⟨

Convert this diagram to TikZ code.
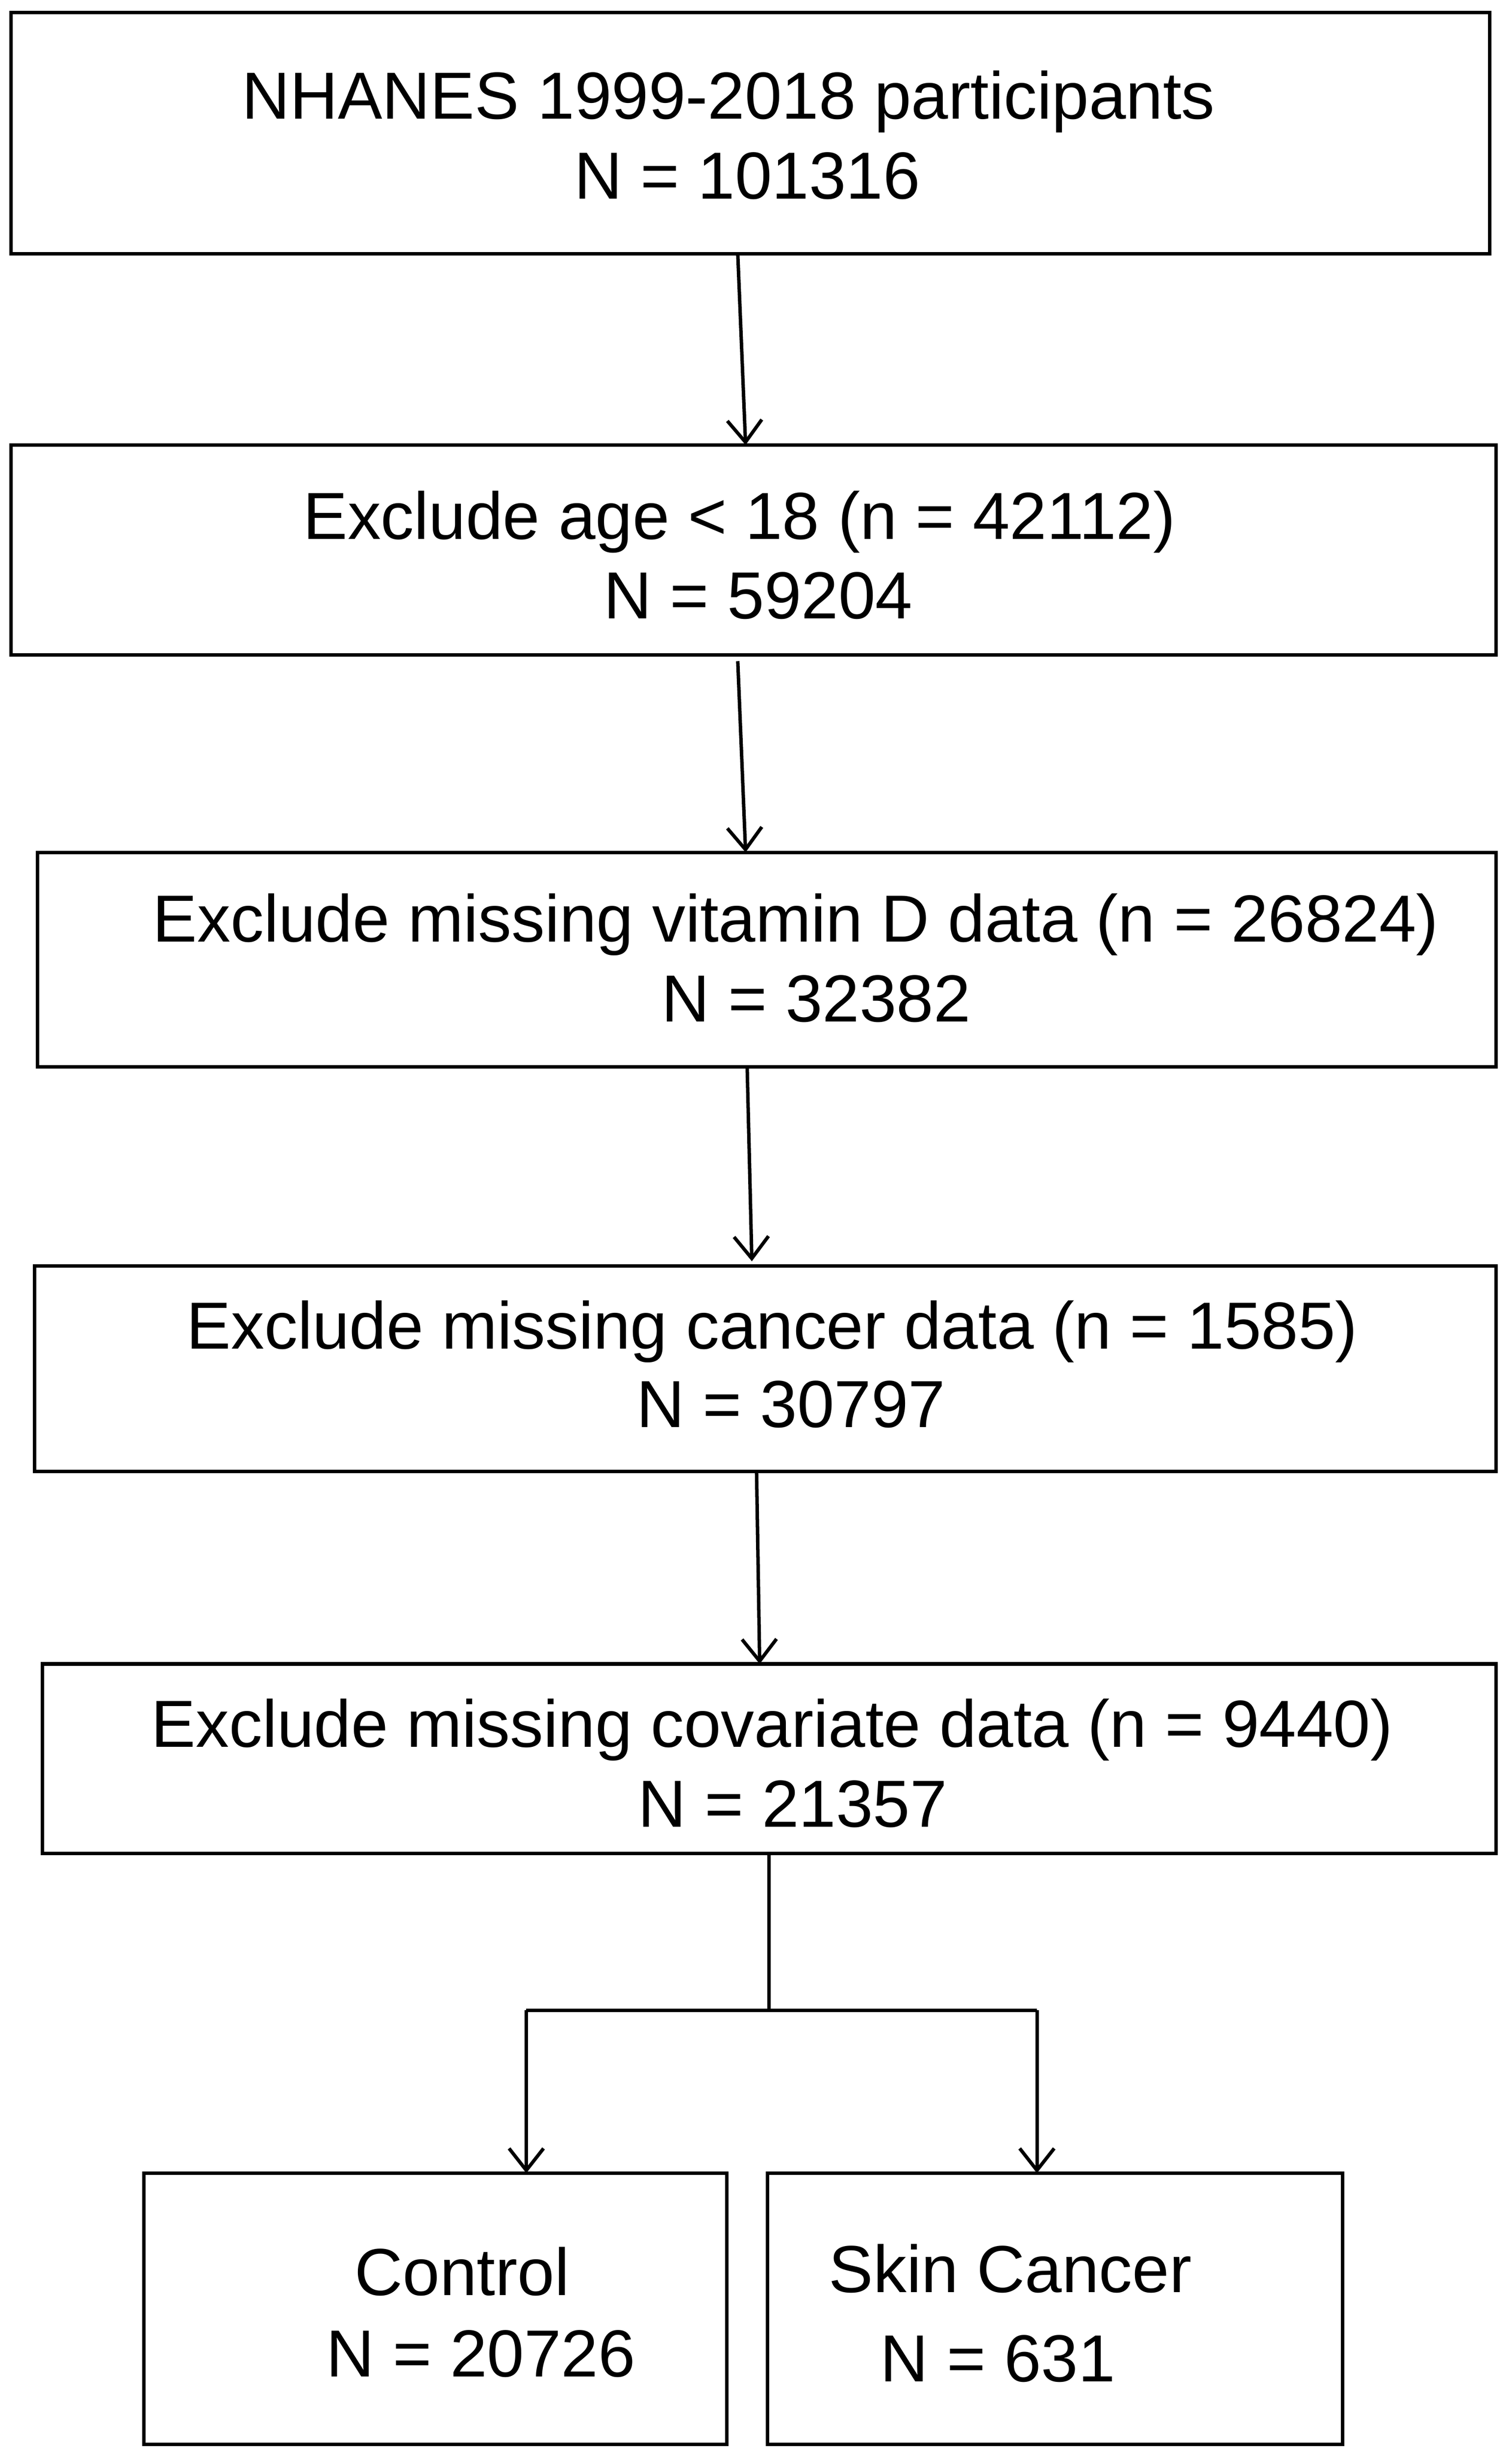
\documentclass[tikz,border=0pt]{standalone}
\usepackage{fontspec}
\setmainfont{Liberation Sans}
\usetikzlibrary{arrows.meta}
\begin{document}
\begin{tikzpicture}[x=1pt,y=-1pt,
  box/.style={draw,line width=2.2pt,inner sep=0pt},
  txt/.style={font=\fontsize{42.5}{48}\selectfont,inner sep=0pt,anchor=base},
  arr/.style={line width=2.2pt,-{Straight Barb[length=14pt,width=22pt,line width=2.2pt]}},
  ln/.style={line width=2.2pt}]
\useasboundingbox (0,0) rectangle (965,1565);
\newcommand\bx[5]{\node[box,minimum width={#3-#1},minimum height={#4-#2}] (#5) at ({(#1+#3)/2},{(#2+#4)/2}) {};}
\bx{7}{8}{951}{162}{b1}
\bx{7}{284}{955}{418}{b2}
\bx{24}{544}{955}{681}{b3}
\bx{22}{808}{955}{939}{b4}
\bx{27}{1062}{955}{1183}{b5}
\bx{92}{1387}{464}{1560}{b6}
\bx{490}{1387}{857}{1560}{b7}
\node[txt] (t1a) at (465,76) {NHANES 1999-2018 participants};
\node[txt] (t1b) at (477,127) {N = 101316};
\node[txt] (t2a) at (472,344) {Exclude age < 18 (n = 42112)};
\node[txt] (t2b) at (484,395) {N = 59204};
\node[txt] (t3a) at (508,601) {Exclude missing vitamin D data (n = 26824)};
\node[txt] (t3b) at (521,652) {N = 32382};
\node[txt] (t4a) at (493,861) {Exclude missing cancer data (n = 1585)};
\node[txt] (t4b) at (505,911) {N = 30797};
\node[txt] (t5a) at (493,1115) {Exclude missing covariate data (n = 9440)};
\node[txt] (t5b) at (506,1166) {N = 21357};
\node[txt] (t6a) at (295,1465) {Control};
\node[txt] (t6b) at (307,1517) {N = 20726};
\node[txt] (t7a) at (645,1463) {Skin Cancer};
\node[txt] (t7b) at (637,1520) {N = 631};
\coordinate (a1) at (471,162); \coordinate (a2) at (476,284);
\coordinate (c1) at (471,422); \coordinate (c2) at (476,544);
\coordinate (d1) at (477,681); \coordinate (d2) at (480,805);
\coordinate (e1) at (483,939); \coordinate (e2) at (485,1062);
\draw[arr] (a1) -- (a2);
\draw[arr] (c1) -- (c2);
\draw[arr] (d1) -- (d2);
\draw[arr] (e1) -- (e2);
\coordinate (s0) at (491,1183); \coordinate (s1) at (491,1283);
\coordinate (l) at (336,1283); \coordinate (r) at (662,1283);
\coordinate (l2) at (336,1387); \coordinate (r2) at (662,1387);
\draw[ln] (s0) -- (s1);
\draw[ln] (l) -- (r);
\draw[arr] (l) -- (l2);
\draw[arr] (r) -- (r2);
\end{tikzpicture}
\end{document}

⟩

What is expected: Restate the data above exactly, stripping out each image.

Solution to this task:
Convert this diagram to TikZ code.
\documentclass[tikz,border=0pt]{standalone}
\usepackage{fontspec}
\setmainfont{Liberation Sans}
\usetikzlibrary{arrows.meta}
\begin{document}
\begin{tikzpicture}[x=1pt,y=-1pt,
  box/.style={draw,line width=2.2pt,inner sep=0pt},
  txt/.style={font=\fontsize{42.5}{48}\selectfont,inner sep=0pt,anchor=base},
  arr/.style={line width=2.2pt,-{Straight Barb[length=14pt,width=22pt,line width=2.2pt]}},
  ln/.style={line width=2.2pt}]
\useasboundingbox (0,0) rectangle (965,1565);
\newcommand\bx[5]{\node[box,minimum width={#3-#1},minimum height={#4-#2}] (#5) at ({(#1+#3)/2},{(#2+#4)/2}) {};}
\bx{7}{8}{951}{162}{b1}
\bx{7}{284}{955}{418}{b2}
\bx{24}{544}{955}{681}{b3}
\bx{22}{808}{955}{939}{b4}
\bx{27}{1062}{955}{1183}{b5}
\bx{92}{1387}{464}{1560}{b6}
\bx{490}{1387}{857}{1560}{b7}
\node[txt] (t1a) at (465,76) {NHANES 1999-2018 participants};
\node[txt] (t1b) at (477,127) {N = 101316};
\node[txt] (t2a) at (472,344) {Exclude age < 18 (n = 42112)};
\node[txt] (t2b) at (484,395) {N = 59204};
\node[txt] (t3a) at (508,601) {Exclude missing vitamin D data (n = 26824)};
\node[txt] (t3b) at (521,652) {N = 32382};
\node[txt] (t4a) at (493,861) {Exclude missing cancer data (n = 1585)};
\node[txt] (t4b) at (505,911) {N = 30797};
\node[txt] (t5a) at (493,1115) {Exclude missing covariate data (n = 9440)};
\node[txt] (t5b) at (506,1166) {N = 21357};
\node[txt] (t6a) at (295,1465) {Control};
\node[txt] (t6b) at (307,1517) {N = 20726};
\node[txt] (t7a) at (645,1463) {Skin Cancer};
\node[txt] (t7b) at (637,1520) {N = 631};
\coordinate (a1) at (471,162); \coordinate (a2) at (476,284);
\coordinate (c1) at (471,422); \coordinate (c2) at (476,544);
\coordinate (d1) at (477,681); \coordinate (d2) at (480,805);
\coordinate (e1) at (483,939); \coordinate (e2) at (485,1062);
\draw[arr] (a1) -- (a2);
\draw[arr] (c1) -- (c2);
\draw[arr] (d1) -- (d2);
\draw[arr] (e1) -- (e2);
\coordinate (s0) at (491,1183); \coordinate (s1) at (491,1283);
\coordinate (l) at (336,1283); \coordinate (r) at (662,1283);
\coordinate (l2) at (336,1387); \coordinate (r2) at (662,1387);
\draw[ln] (s0) -- (s1);
\draw[ln] (l) -- (r);
\draw[arr] (l) -- (l2);
\draw[arr] (r) -- (r2);
\end{tikzpicture}
\end{document}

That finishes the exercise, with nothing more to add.